In Korea, at the Seoul Youth Hub Conference, I ran a workshop on courage, at the invitation of The School of Courage. I talked a teeny bit about How To Change The World, then played various impro games.
People told me beforehand I would struggle to get young Koreans out of their seats to play. “Too risk-averse,” I was told. It didn’t turn out that way.
My own fear of failure, beforehand, was related to the suspicion that the games would be deadened by the slow process of working with an interpreter – but I had not counted on the skill of Alex Lim (pictured beside me). Alex was a great sport, even translating jokes I made at his expense.
What fun it was to see people taking risks, and – precisely because they’d taken risks – having fun themselves. It was also incredibly gratifying to receive flowers afterwards from a participant (more about that here).
Here’s what Alex got out of it:
John-Paul Flintoff, author of “How to Change the World”, taught us a few things, not by teaching, but letting people learn by doing.
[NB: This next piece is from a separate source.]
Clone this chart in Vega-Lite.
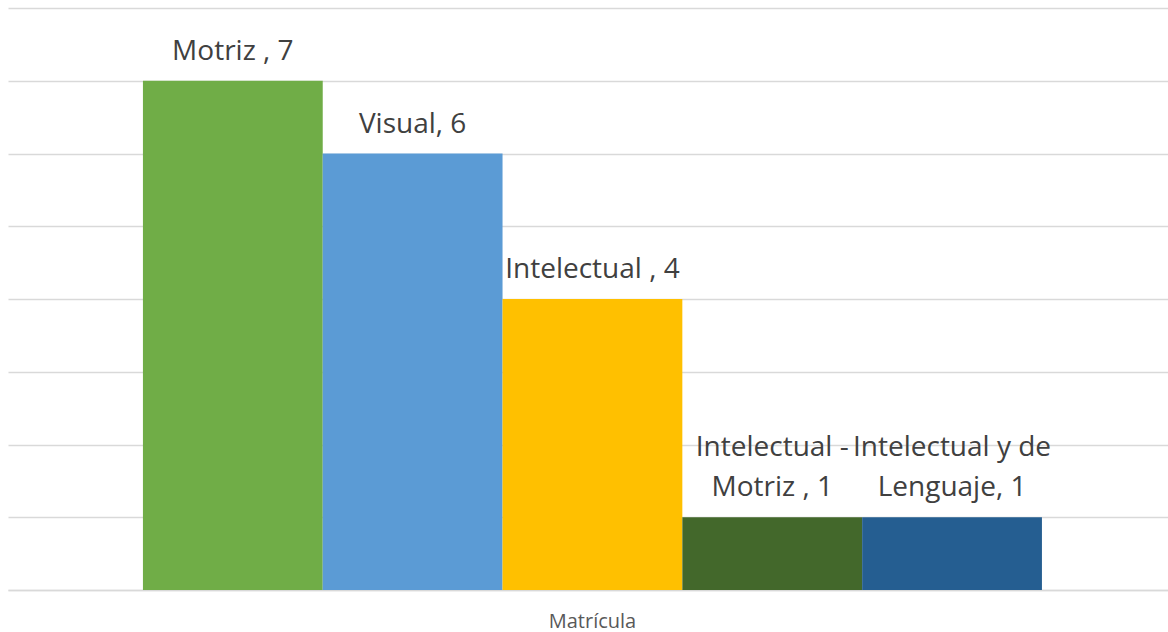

To name a few:
1) Everything in life, including rejection or “blocking” can be an offer.
2) When life makes you feel vulnerable, it means you may be perceived as courageous by others.
3) Anything that offers the possibility of failure is worth pursuing – it is a gift for an exciting life. (Some of my failures are what made today’s experience a wonderful one!)
4) The subject of education is the ones who are being educated, not the ones who teach.
Outside our session, I was thrilled to meet some amazing people. Some were guests, like me, from overseas – but most were Korean.